Newspaper Carrier Day rekindled fond memories
The Sept. 4 reminder of National Newspaper Carrier Day brought a flood of memories of my first job delivering the New York Post in Bronx apartment houses in the 1950s. I had helped my brother with his paper route until I turned 12 and could have a route of my own.
And, what a route it was; just three blocks long with 67 customers. Mondays were my favorite days because the paper was light and I could finish my deliveries in less than 45 minutes. All of my customers lived in apartments in the five-story buildings that lined the streets. Most lived on the upper floors, so my routine was to leave my bag of papers on the front stoop, take just enough copies to service two buildings and race up stairs. I double-folded the tabloid papers vertically, pressed them between the door handles and jams, and bounded to the roof. There I would jog to the edge, step or jump across to the roof of the adjoining building, enter the stairwell and race down five flights of stairs to the ground floor, stashing papers into door handles as I went.

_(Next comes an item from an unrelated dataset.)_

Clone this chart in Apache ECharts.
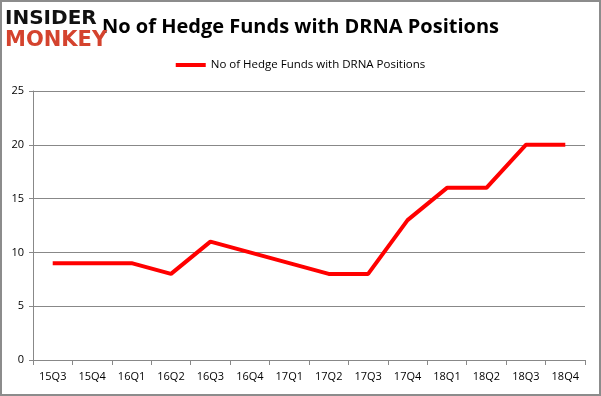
<!DOCTYPE html>
<html>
<head>
<meta charset="utf-8">
<script src="https://cdn.jsdelivr.net/npm/echarts@6/dist/echarts.min.js"></script>
<style>
  html, body { margin: 0; padding: 0; background: #fff; }
  #box1 { width: 601px; height: 396px; box-sizing: border-box; border: 2px solid #8c8c8c; }
</style>
</head>
<body>
<div id="box1"></div>
<script>
var quarters = ['15Q3', '15Q4', '16Q1', '16Q2', '16Q3', '16Q4', '17Q1', '17Q2', '17Q3', '17Q4', '18Q1', '18Q2', '18Q3', '18Q4'];
var fundCounts = [9, 9, 9, 8, 11, 10, 9, 8, 8, 13, 16, 16, 20, 20];
var seriesName = 'No of Hedge Funds with DRNA Positions';

var myChart1 = echarts.init(document.getElementById('box1'));
var option = {
    backgroundColor: '#fff',
    animation: false,
    title: {
        text: seriesName,
        left: 'center',
        top: 10,
        textStyle: {
            fontFamily: 'Open Sans',
            fontWeight: 'bold',
            fontSize: 20,
            color: '#000'
        }
    },
    graphic: [
        {
            type: 'text',
            left: 3,
            top: 7,
            z: 10,
            style: {
                text: 'INSIDER',
                fontFamily: 'DejaVu Sans',
                fontWeight: 'bold',
                fontSize: 20,
                fill: '#111',
                backgroundColor: '#fff'
            }
        },
        {
            type: 'text',
            left: 3,
            top: 28,
            z: 10,
            style: {
                text: 'MONKEY',
                fontFamily: 'DejaVu Sans',
                fontWeight: 'bold',
                fontSize: 21,
                fill: '#d4432e'
            }
        }
    ],
    legend: {
        data: [seriesName],
        top: 52,
        left: 'center',
        itemWidth: 30,
        itemHeight: 4,
        itemGap: 4,
        icon: 'rect',
        textStyle: {
            fontFamily: 'Open Sans',
            fontSize: 11.5,
            color: '#000'
        }
    },
    grid: {
        left: 31,
        right: 14,
        top: 89,
        bottom: 34
    },
    xAxis: {
        type: 'category',
        data: quarters,
        boundaryGap: true,
        axisLine: { lineStyle: { color: '#888' } },
        axisTick: { show: true, alignWithLabel: false, length: 5, lineStyle: { color: '#888' } },
        axisLabel: {
            fontFamily: 'Open Sans',
            fontSize: 11,
            color: '#000',
            margin: 11,
            interval: 0
        }
    },
    yAxis: {
        type: 'value',
        min: 0,
        max: 25,
        interval: 5,
        axisLine: { show: true, lineStyle: { color: '#888' } },
        axisTick: { show: true, length: 4, lineStyle: { color: '#888' } },
        splitLine: { show: true, lineStyle: { color: '#888' } },
        axisLabel: {
            fontFamily: 'Open Sans',
            fontSize: 11,
            color: '#000',
            margin: 9
        }
    },
    series: [
        {
            name: seriesName,
            type: 'line',
            data: fundCounts,
            symbol: 'none',
            lineStyle: { color: '#ff0000', width: 4 },
            itemStyle: { color: '#ff0000' }
        }
    ]
};
myChart1.setOption(option);
</script>
</body>
</html>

Though most buildings abutted each other, some had gaps as much as 3 feet, making the step from one tiled wall to the next a challenge with an alley 60 feet below.
Looking back, Fridays were the most interesting, especially in winter, when an occasional door would open and I would be summoned with a beckoning finger and a simple word, “Goy,” to handle a chore that had not been completed before sundown. As one of the few non-Jews in the neighborhood, I had the privilege of helping many neighbors prepare for Shabbat.
I wish 12-year-olds today could know the joy of earning and serving as I did.